Pendant plusieurs décennies, dans plusieurs villes d'Angleterre, des groupes d'hommes, pour beaucoup d'origine pakistanaise, s'en sont pris à des filles et des jeunes filles, pour la plupart blanches et issues de milieux défavorisés. Plus de cent hommes ont été condamnés et le nombre des victimes est évalué, depuis les années 1990, à plusieurs milliers.
Mais les faits semblent se poursuivre. En 2023, environ 700 infractions liées à l'exploitation sexuelle d'enfants en bande organisée ont été enregistrées, selon un rapport indépendant sur ces «grooming gangs» (gangs de pédocriminels) commandé en janvier par le gouvernement et paru lundi.

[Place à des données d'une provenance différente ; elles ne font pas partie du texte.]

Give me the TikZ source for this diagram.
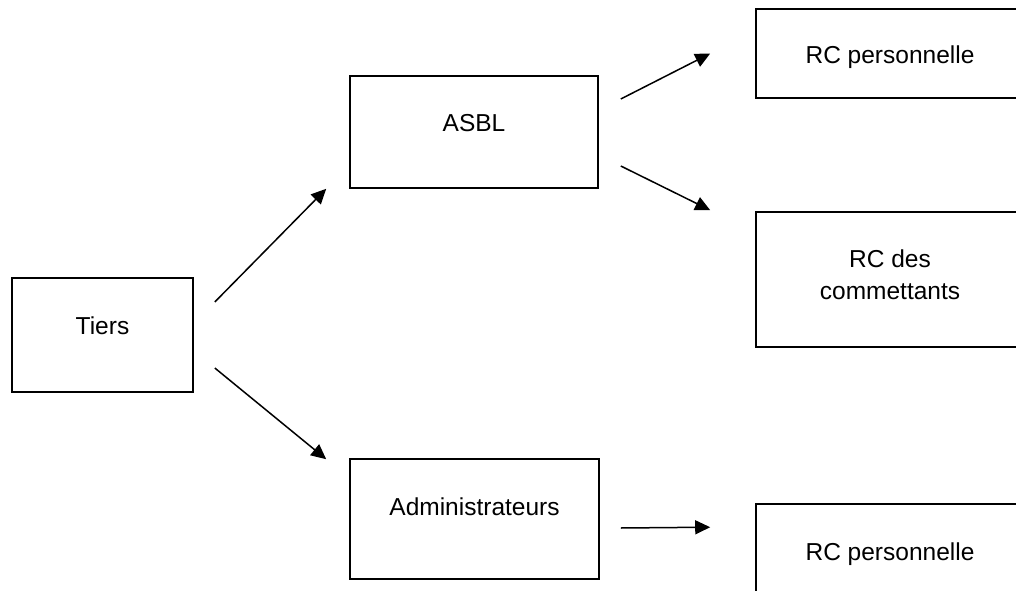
\documentclass[tikz,border=0pt]{standalone}
\usepackage{fontspec}
\setmainfont{Liberation Sans}
\usetikzlibrary{arrows.meta}

\begin{document}
\begin{tikzpicture}[x = 1pt, y = 1pt,
    box/.style = {draw, line width=1.6pt, inner sep=0pt},
    txt/.style = {anchor=north, inner sep=0pt, align=center, font=\fontsize{24.5}{32}\selectfont},
    arr/.style = {line width=1.5pt, -{Triangle[length=15pt, width=14pt]}}]
    \useasboundingbox (0,0) rectangle (1016,590);
    \node[box, minimum width=181, minimum height=114] (tiers) at (102.5,255) {};
    \node[box, minimum width=248, minimum height=112] (asbl) at (474,458) {};
    \node[box, minimum width=249, minimum height=120] (admin) at (474.5,71) {};
    \node[box, minimum width=268, minimum height=89] (rcpers) at (890,536.5) {};
    \node[box, minimum width=268, minimum height=135] (rccomm) at (890,310.5) {};
    \node[box, minimum width=268, minimum height=118] (rcadmin) at (890,27) {};
    \node[txt] (tiers-t) at ([yshift=-39pt]tiers.north) {Tiers};
    \node[txt] (asbl-t) at ([yshift=-39pt]asbl.north) {ASBL};
    \node[txt] (admin-t) at ([yshift=-39pt]admin.north) {Administrateurs};
    \node[txt] (rcpers-t) at ([yshift=-37pt]rcpers.north) {RC personnelle};
    \node[txt] (rccomm-t) at ([yshift=-38pt]rccomm.north) {RC des\\commettants};
    \node[txt] (rcadmin-t) at ([yshift=-39pt]rcadmin.north) {RC personnelle};
    \draw[arr] ([shift={(21,33)}]tiers.east) -- ([shift={(-23,0)}]asbl.south west);
    \draw[arr] ([shift={(21,-33)}]tiers.east) -- ([shift={(-23,-1)}]admin.north west);
    \draw[arr] ([shift={(22,33)}]asbl.east) -- ([shift={(-45,0)}]rcpers.west);
    \draw[arr] ([shift={(22,-34)}]asbl.east) -- ([shift={(-45,1)}]rccomm.north west);
    \draw[arr] ([shift={(21,-9)}]admin.east) -- ([shift={(-45,-24)}]rcadmin.north west);
\end{tikzpicture}
\end{document}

La ministre de l'Intérieur Yvette Cooper a annoncé devant le Parlement une modification de la loi «pour garantir que les adultes qui ont des relations sexuelles avec pénétration avec un enfant de moins de 16 ans encourent une inculpation pour viol».
Le gouvernement veut aussi que les données ethniques et la nationalité des auteurs de violences sexuelles sur des enfants soient enregistrées.
La ministre travailliste a présenté «des excuses pleines et entières» aux victimes «pour la douleur et la souffrance inimaginables» qu'elles ont endurées ainsi que «pour l'échec des institutions de notre pays, pendant des décennies», à les «protéger».
«Des enfants âgées d'à peine 10 ans ont été droguées et alcoolisées, brutalement violées par des bandes d'hommes et honteusement abandonnées encore et encore par les autorités qui étaient censées les protéger et les mettre en sécurité», a rappelé Yvette Cooper.
Des forces de police ont identifié «des preuves évidentes de la surreprésentation de suspects d'origine asiatique et pakistanaise» dans ces affaires, a expliqué la ministre de l'Intérieur. Mais «des organisations ont évité ce sujet par crainte de paraître racistes ou de susciter des tensions communautaires», a critiqué la ministre.
Ce scandale des «grooming gangs» est revenu dans l'actualité début janvier, quand le milliardaire Elon Musk a accusé le Premier ministre Keir Starmer d'avoir laissé des «groupes de violeurs exploiter des jeunes filles impunément».
Cette affaire est régulièrement utilisée par l'extrême droite britannique pour dénoncer le laxisme des pouvoirs publics et une justice à deux vitesses.
Dans la seule ville de Rotherham, dans le nord de l'Angleterre, près de 1500 mineures ont été droguées, violées et sexuellement exploitées par un gang pendant seize ans, entre 1997 et 2013. Dans cette ville, près de deux tiers des pédocriminels «étaient d'origine pakistanaise et la majorité des filles étaient blanches», selon le rapport publié lundi.
Lundi toujours, trois hommes ont comparu en justice, accusés d'avoir violé une adolescente entre 2008 et 2010 à Rotherham. Et vendredi, sept autres ont été reconnus coupables des viols de deux jeunes filles de 13 ans qu'ils avaient transformées en esclaves sexuelles à Rochdale, une cité de la même région.
Pendant ce procès, le procureur a décrit les sévices subis par ces deux adolescentes cinq ans durant, entre 2001 et 2006. Elles étaient obligées d'avoir des rapports sexuels «avec plusieurs hommes le même jour», «dans des appartements vétustes, sur des matelas moisis» ou encore «dans des voitures, des parkings ou des entrepôts désaffectés». En échange, les hommes leur donnaient de la drogue, de l'alcool, des cigarettes.
L'une des deux jeunes filles, qui vivait dans un foyer pour enfants à l'époque, a raconté que les services sociaux, loin de la prendre au sérieux, l'avaient qualifiée de «prostituée».
Le Premier ministre Keir Starmer s'est finalement dit samedi favorable à une enquête nationale sur ces gangs, alors qu'il avait jusqu'à maintenant rejeté cette solution en préférant une série d'investigations locales.
Le ministère de l'Intérieur a par ailleurs annoncé dimanche le lancement d'une opération policière nationale en vue de retrouver des membres de gangs pédocriminels. Cette nouvelle opération permettra la réouverture d'enquêtes qui avaient précédemment fait l'objet d'un classement sans suite.